(INFORMATION PROVIDED)
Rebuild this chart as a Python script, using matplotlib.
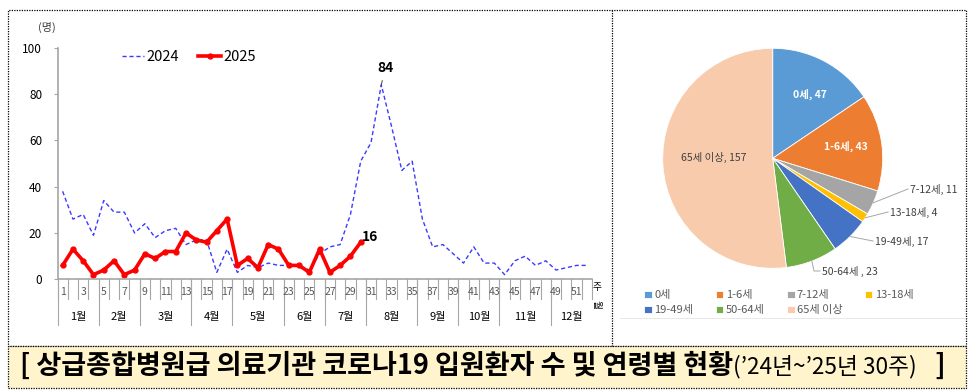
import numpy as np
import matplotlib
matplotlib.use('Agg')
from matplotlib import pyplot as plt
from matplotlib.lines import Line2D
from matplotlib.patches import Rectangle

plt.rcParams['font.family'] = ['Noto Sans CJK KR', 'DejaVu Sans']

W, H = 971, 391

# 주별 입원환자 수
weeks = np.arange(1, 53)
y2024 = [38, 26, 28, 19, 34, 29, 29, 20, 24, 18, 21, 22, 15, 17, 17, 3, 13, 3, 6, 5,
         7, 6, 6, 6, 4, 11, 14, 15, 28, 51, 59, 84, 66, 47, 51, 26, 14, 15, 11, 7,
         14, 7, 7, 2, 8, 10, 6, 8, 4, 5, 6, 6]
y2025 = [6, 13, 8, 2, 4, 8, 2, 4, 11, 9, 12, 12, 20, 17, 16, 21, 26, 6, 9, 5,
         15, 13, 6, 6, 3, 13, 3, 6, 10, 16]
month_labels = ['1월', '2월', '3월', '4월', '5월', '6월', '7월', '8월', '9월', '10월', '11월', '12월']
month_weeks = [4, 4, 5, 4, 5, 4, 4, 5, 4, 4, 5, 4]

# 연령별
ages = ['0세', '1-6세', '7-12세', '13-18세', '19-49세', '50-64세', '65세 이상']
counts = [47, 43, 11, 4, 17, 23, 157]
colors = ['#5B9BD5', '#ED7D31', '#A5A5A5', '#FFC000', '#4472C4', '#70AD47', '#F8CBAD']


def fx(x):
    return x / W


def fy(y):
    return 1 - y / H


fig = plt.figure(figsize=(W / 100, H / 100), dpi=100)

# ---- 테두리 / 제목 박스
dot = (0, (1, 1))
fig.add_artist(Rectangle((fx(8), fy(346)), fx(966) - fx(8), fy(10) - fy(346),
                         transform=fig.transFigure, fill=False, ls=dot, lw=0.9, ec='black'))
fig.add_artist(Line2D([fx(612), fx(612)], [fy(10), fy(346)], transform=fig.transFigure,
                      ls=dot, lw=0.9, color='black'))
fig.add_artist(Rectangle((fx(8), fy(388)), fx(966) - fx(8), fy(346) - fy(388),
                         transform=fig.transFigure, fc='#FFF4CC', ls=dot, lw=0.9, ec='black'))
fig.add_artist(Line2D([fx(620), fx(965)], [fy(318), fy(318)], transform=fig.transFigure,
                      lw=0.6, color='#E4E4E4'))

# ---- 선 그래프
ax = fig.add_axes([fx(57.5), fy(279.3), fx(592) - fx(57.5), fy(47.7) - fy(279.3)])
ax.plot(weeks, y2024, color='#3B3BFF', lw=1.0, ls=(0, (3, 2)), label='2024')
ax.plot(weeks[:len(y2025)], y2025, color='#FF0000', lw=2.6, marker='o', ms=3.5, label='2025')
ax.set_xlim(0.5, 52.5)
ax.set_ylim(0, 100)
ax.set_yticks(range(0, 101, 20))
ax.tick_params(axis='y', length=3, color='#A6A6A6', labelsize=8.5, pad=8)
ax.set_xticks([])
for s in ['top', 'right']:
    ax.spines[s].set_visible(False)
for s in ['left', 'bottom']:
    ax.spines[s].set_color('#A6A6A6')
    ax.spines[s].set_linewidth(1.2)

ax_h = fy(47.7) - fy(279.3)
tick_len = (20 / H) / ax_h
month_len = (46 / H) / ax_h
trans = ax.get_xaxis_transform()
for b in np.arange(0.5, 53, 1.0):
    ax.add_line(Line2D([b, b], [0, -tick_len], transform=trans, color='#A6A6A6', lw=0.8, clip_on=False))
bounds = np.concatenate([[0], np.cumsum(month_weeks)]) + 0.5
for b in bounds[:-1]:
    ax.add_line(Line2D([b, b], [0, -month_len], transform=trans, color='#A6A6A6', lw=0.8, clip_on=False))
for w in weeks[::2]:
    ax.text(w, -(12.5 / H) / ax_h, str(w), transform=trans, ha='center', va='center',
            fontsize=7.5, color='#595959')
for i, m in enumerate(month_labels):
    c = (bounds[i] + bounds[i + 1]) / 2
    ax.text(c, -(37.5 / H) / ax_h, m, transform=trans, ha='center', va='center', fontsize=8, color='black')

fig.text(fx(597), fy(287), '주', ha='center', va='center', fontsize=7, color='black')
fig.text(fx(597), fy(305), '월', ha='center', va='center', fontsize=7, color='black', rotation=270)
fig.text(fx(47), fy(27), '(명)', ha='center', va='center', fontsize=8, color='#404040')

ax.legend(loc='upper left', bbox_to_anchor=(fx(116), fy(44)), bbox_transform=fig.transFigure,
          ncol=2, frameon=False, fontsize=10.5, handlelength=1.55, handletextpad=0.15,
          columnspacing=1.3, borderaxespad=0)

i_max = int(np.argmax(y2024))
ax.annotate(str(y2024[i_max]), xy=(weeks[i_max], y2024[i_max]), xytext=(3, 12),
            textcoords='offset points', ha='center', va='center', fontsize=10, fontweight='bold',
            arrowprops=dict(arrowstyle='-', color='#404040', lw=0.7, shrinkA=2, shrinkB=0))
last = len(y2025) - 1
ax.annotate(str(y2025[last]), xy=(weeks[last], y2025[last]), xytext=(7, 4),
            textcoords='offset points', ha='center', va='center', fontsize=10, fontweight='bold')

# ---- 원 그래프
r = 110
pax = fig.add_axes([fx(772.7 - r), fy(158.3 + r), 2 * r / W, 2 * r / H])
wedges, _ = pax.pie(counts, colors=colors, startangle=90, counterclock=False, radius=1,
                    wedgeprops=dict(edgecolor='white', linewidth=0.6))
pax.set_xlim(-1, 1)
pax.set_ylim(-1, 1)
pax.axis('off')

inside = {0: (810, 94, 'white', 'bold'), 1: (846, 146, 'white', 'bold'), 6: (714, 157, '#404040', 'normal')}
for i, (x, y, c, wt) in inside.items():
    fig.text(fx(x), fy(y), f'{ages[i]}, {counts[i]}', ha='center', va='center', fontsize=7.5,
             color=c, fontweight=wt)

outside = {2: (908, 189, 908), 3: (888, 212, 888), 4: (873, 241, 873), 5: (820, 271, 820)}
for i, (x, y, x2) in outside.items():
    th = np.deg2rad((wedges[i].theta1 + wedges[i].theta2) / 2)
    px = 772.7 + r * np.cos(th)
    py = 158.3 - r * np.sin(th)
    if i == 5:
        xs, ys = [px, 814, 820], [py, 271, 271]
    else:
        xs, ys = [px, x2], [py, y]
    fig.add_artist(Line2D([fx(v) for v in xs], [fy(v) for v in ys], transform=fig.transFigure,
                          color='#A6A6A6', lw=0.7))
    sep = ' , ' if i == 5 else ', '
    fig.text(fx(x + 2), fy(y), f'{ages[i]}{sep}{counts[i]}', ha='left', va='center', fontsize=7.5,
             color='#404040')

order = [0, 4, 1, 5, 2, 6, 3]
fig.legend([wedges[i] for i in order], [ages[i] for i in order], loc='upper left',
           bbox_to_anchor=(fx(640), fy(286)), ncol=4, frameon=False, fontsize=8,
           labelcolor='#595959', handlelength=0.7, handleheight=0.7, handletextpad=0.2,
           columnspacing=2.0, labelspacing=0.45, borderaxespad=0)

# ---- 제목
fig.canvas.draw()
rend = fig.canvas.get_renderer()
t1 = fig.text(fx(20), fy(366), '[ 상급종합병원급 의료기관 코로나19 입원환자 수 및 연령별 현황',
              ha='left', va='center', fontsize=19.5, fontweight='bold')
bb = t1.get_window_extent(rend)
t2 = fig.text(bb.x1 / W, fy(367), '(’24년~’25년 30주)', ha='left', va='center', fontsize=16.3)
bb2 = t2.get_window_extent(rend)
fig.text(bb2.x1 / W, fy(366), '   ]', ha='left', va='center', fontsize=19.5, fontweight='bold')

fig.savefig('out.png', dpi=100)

(EXERCISE PROMPT) Show every line above in which the word "matplotlib" occurs.

(RESULT OF THIS EXERCISE)
Rebuild this chart as a Python script, using matplotlib.
import matplotlib
matplotlib.use('Agg')
from matplotlib import pyplot as plt
from matplotlib.lines import Line2D
from matplotlib.patches import Rectangle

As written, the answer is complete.